HDP, Temmuz’da çatışmaları yeniden başlatan eylemlerin gerçekleşmesi ile birlikte masaya geri dönülmesi, barışın tesisi gibi konularla birlikte Haziran seçimleri öncesi başlattığı oldukça sert hükümet karşıtı söylemi devam ettirdi. Hükümetle diyalog içine girmeyi düşünmediği gibi yakın gelecekte de bu yolda adım atacak gibi durmuyor. HDP, sürecin kesintiye uğramasını tümüyle hükümete fatura ediyor ve bu iktidarla çözüm olmaz mesajını vermeye çalışıyor.
HDP’nin nasıl bir vizyona sahip olduğu ise soru işareti. Çok tekrarladığı barış ortamına ve görüşme masasına dönmenin temel koşullarını Türkiye’deki kesimleri inandırıcı bir şekilde formüle etmekte zorlanıyor. Bir yandan hendeklerle, barikatlarla bir sonuç alınamayacağını söylerken öte yandan hendek sorununun yaşandığı ilçe ve mahallelerdeki direnişi destekliyor. Çözüm süreci ve demokratikleşme konularında kısa dönemde uygulanabilir bir politika önerisi yok.

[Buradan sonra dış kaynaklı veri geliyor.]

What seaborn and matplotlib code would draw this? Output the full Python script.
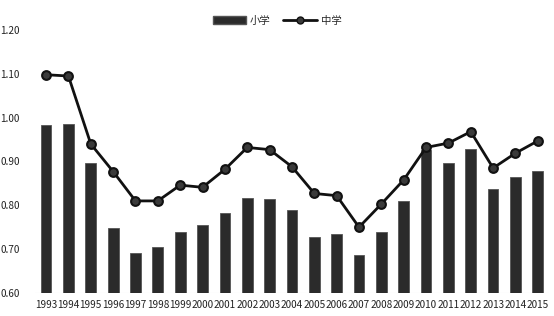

PKK ise Öcalan ve HDP’de dâhil olmak üzere diğer aktörlerin değil, sadece kendisinin karar alabileceğini vurgularken, önümüzdeki dönemin çok sıcak geçeceği mesajından hareketle çatışmaların sonlandırılması yönünde bir iradesinin olmadığına işaret ediyor. Özellikle tek taraflı bir ateşkes ihtimalinin olmadığı PKK tarafından ifade ediliyor. Ancak çatışmalarla ulaşılmak istenen hedefin ne olduğu konusunda hiçbir açıklama yok.
Şu günlerde Öcalan ne düşünüyor büyük merak konusu. Sadece Kürt siyasetindeki ağırlığı nedeniyle değil, vizyonu olan, konuşmayı ve diyaloğu savunan, insanlara inandırıcı gelen, isteklerini ortaya koyan, çabalayan bir aktör olduğu için.